Someone give Allmendinger a ride already
After driving the #10 Gillette Evernham car to a top-15 Sunday, and a lot of strong runs in the #84 this year, someone needs to give A.J. Allmendinger a ride for next season. The obvious spot for his is in the #41 Ganassi car, which has a sponsor but no driver for 2009, and I honestly don’t know what Ganassi is waiting for. I don’t think he’s going to find anyone that’s better for that ride.

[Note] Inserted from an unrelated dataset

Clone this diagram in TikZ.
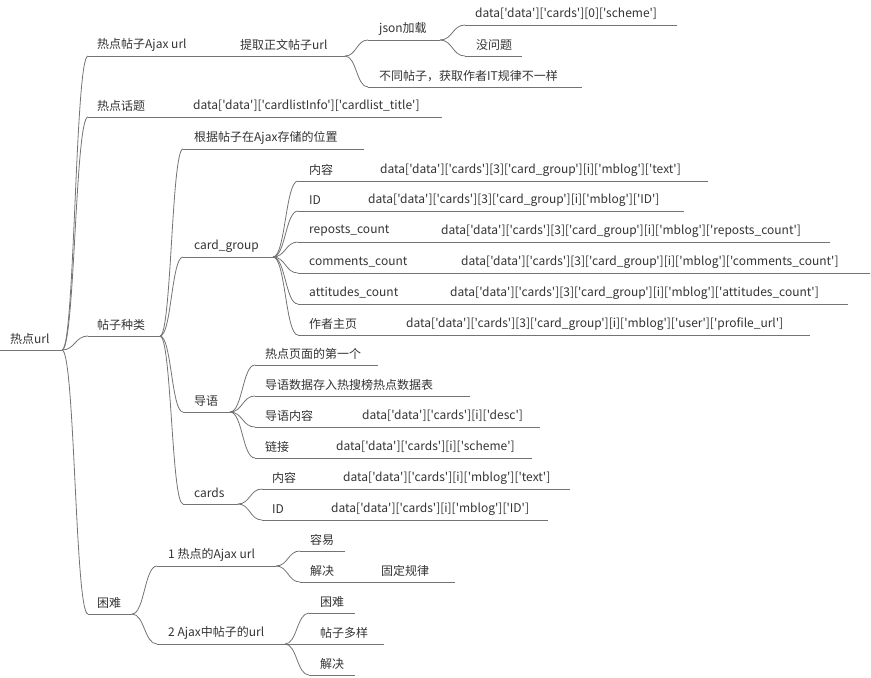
\documentclass[tikz,border=0pt]{standalone}
\usepackage{fontspec}
\newfontfamily\cjkf{Noto Sans CJK SC}
\usetikzlibrary{calc}
\tikzset{
  txt/.style={inner sep=0pt,anchor=west,text=black!80,font=\cjkf\fontsize{12}{14}\selectfont},
  ln/.style={draw=black!55,line width=0.8pt}
}
\newcommand\mnode[6]{%
  \node[txt] (#1) at (#2,#3) {#6};
  \coordinate (#1-s) at (#4,#3+11);
  \coordinate (#1-e) at (#5,#3+11);
  \draw[ln] (#1-s) -- (#1-e);}
\newcommand\mextra[4]{\node[txt] (#1) at (#2,#3) {#4};}
\newcommand\conn[2]{%
  \draw[ln] let \p1=(#1-e),\p2=(#2-s) in (\p1) .. controls ({0.5*\x1+0.5*\x2},\y1) and ({0.5*\x1+0.5*\x2},\y2) .. (\p2);}
\begin{document}
\begin{tikzpicture}[x=1pt,y=-1pt]
\useasboundingbox (0,0) rectangle (871,678);
\mnode{root}{10}{339}{0}{62}{热点url}
\mnode{a}{97}{45}{88}{205}{热点帖子Ajax url}
\mnode{a1}{240}{45}{230}{345}{提取正文帖子url}
\mnode{a11}{379}{29}{368}{440}{json加载}
\mnode{a111}{475}{14}{465}{677}{data['data']['cards'][0]['scheme']}
\mnode{a112}{476}{45}{465}{522}{没问题}
\mnode{a12}{379}{76}{368}{582}{不同帖子，获取作者IT规律不一样}
\mnode{b}{97}{106}{88}{155}{热点话题}
\mnode{b1}{193}{106}{183}{442}{data['data']['cardlistInfo']['cardlist\_title']}
\mnode{c}{97}{325}{88}{160}{帖子种类}
\mnode{c1}{194}{138}{183}{364}{根据帖子在Ajax存储的位置}
\mnode{c2}{194}{246}{183}{273}{card\_group}
\mnode{c21}{309}{170}{298}{708}{内容}
\mextra{c21d}{380}{170}{data['data']['cards'][3]['card\_group'][i]['mblog']['text']}
\mnode{c22}{309}{200}{298}{684}{ID}
\mextra{c22d}{368}{200}{data['data']['cards'][3]['card\_group'][i]['mblog']['ID']}
\mnode{c23}{309}{231}{298}{830}{reposts\_count}
\mextra{c23d}{441}{231}{data['data']['cards'][3]['card\_group'][i]['mblog']['reposts\_count']}
\mnode{c24}{309}{262}{298}{870}{comments\_count}
\mextra{c24d}{461}{262}{data['data']['cards'][3]['card\_group'][i]['mblog']['comments\_count']}
\mnode{c25}{309}{293}{298}{848}{attitudes\_count}
\mextra{c25d}{450}{293}{data['data']['cards'][3]['card\_group'][i]['mblog']['attitudes\_count']}
\mnode{c26}{309}{324}{298}{810}{作者主页}
\mextra{c26d}{406}{324}{data['data']['cards'][3]['card\_group'][i]['mblog']['user']['profile\_url']}
\mnode{c3}{194}{401}{183}{230}{导语}
\mnode{c31}{265}{354}{255}{378}{热点页面的第一个}
\mnode{c32}{265}{385}{255}{470}{导语数据存入热搜榜热点数据表}
\mnode{c33}{265}{416}{255}{540}{导语内容}
\mextra{c33d}{362}{416}{data['data']['cards'][i]['desc']}
\mnode{c34}{265}{447}{255}{532}{链接}
\mextra{c34d}{336}{447}{data['data']['cards'][i]['scheme']}
\mnode{c4}{194}{493}{183}{238}{cards}
\mnode{c41}{272}{478}{262}{570}{内容}
\mextra{c41d}{343}{478}{data['data']['cards'][i]['mblog']['text']}
\mnode{c42}{272}{509}{262}{548}{ID}
\mextra{c42d}{331}{509}{data['data']['cards'][i]['mblog']['ID']}
\mnode{d}{97}{603}{88}{132}{困难}
\mnode{d1}{168}{555}{157}{276}{1 热点的Ajax url}
\mnode{d11}{310}{540}{300}{345}{容易}
\mnode{d12}{310}{571}{300}{455}{解决}
\mextra{d12d}{381}{571}{固定规律}
\mnode{d2}{168}{633}{157}{285}{2 Ajax中帖子的url}
\mnode{d21}{320}{602}{309}{355}{困难}
\mnode{d22}{320}{633}{309}{384}{帖子多样}
\mnode{d23}{320}{664}{309}{355}{解决}
\conn{root}{a}\conn{root}{b}\conn{root}{c}\conn{root}{d}
\conn{a}{a1}\conn{a1}{a11}\conn{a1}{a12}\conn{a11}{a111}\conn{a11}{a112}
\conn{b}{b1}
\conn{c}{c1}\conn{c}{c2}\conn{c}{c3}\conn{c}{c4}
\conn{c2}{c21}\conn{c2}{c22}\conn{c2}{c23}\conn{c2}{c24}\conn{c2}{c25}\conn{c2}{c26}
\conn{c3}{c31}\conn{c3}{c32}\conn{c3}{c33}\conn{c3}{c34}
\conn{c4}{c41}\conn{c4}{c42}
\conn{d}{d1}\conn{d}{d2}
\conn{d1}{d11}\conn{d1}{d12}
\conn{d2}{d21}\conn{d2}{d22}\conn{d2}{d23}
\end{tikzpicture}
\end{document}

On a related note, slipping under the radar this week was the Cup debut of Scott Speed, who will drive the #84 next season. He finished 30th, which isn’t bad for a first race when it’s at a tough track like Martinsville.

1 Comments:

Anonymous Anonymous said...

I agree about Speed, he stayed out of trouble & posted a decent effort on a difficult track.
I am really surprised about Dinger. His release was apparently against the advise of Mr. Frye, & quite frankly hard to fathom. One would think that an owner who runs not one but two F1 teams could have added a third car for Speed. Ran him part time next season while searching for a full time sponsor for his full time Cup
season in '10.
I think if Dinger can land a ride with decent equipment(not sure that's the 41) that Red Bull will regret losing him. To have waited until all good seats were filled, before letting him know was pretty poor business.